La trattativa in corso con l’Unione europea si conclude dunque con una marcia indietro del nostro Governo, probabilmente derivante dal fatto che la minaccia di cui disponeva (l’abbandono unilaterale dell’euro) non si è rivelata percorribile perché non gradita alla maggioranza degli italiani. Quali i risultati dello scontro con le Istituzioni europee?

  1. Un aumento dei differenziali fra tassi di interesse sui titoli di Stato italiani e titoli tedeschi (il c.d. spread), che comporta maggiori interessi che lo Stato italiano deve pagare ai sottoscrittori di titoli del debito pubblico. E’ utile osservare, a riguardo, che nei mesi scorsi, con uno spread sistematicamente assestato al di sopra dei 300 punti, il Governo provava a spiegare che ciò era da attribuirsi alle variazioni degli acquisti giornalieri di titoli di Stato da parte della BCE. Questa tesi sembra oggi falsa, dal momento che, chiusa la trattativa con Bruxelles, lo spread si è ridotto (giungendo – il 20 dicembre – ai minimi da settembre scorso), indipendentemente dall’azione della Banca centrale europea.

2.Maggiore incertezza, dovuta alle continue revisioni di stima del tasso di crescita e della dinamica del deficit, che si traduce in minori investimenti privati. Fatto piuttosto grave se si considera che dal 2010 al 2018 il tasso di accumulazione del capitale fisso di è quasi dimezzato.

La trattativa non ha infine portato a nessuna revisione dei Trattati. A fine 2018, le Istituzioni europee – in quanto deputate al rispetto dei Trattati, e quindi dal loro punto di vista – vincono.

Ma soprattutto questa trattativa non è servita neppure a rendere possibile l’attuazione di qualche provvedimento né per la crescita (gli investimenti previsti sono del tutto irrisori e manca un’azione sul rilancio dei salari) né per frenare i processi di impoverimento dei ceti medi.

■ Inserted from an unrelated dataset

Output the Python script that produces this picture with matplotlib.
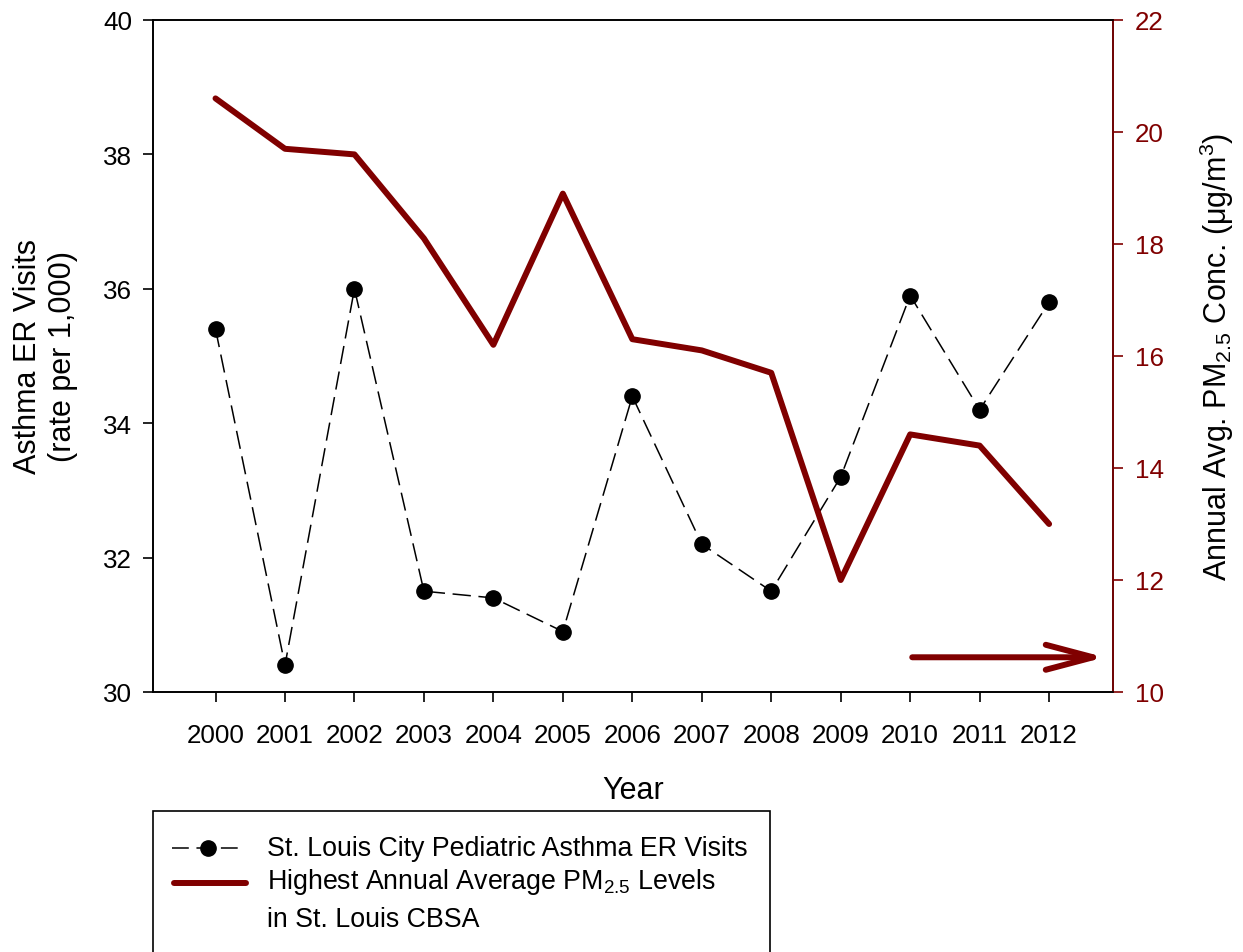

Questi ultimi sono rilevanti per ragioni politiche ed economiche.

Impoverimento e immobilità sociale deteriorano le aspettative e tendono ad associarsi a voti di protesta che virano tendenzialmente verso un connubio di attitudini nativiste e sovraniste, riunite in una visione idealizzata della piccola Patria e di una grandezza persa per l’imperialismo della finanza internazionale o per colpa di presunti “poteri forti” sovranazionali e/o per effetto dei vincoli posti dai Trattati europei. Sul piano economico, si richiamano le presunte virtù salvifiche della svalutazione della lira, immaginando che questa avrebbe prodotto crescita ininterrotta trainata dalle esportazioni. Difficile dare torto a Mario Draghi, che, recentemente, ha ricordato che le svalutazioni della lira (7 casi dal 1979 al 1992) si sono sempre accompagnate a cali di produttività, per effetto della possibilità accordata alle imprese di competere con un cambio favorevole rinunciando a innovare. A ciò si può aggiungere il fatto che, poiché soprattutto negli ultimi decenni le imprese italiane esportatrici sono localizzate prevalentemente a Nord, le svalutazioni della lira hanno di norma prodotto un ampliamento dei divari regionali.

Il problema dell’impoverimento dei ceti medi (commercianti, artigiani, impiegati pubblici e privati, liberi professionisti) e dei lavoratori dipendenti andrebbe affrontato con una profonda revisione del sistema fiscale, nella direzione di una maggiore progressività delle imposte. La detassazione dei redditi più bassi non avrebbe solo un effetto positivo di riduzione delle ormai insostenibili diseguaglianze: l’aumento dei salari netti è tendenzialmente associato a elevata produttività. Si ricordi, a riguardo, che l’evidenza empirica ci mostra che Paesi con bassi salari (l’Italia all’interno della media europea) sono Paesi con minore propensione all’innovazione e maggiori ore lavorate.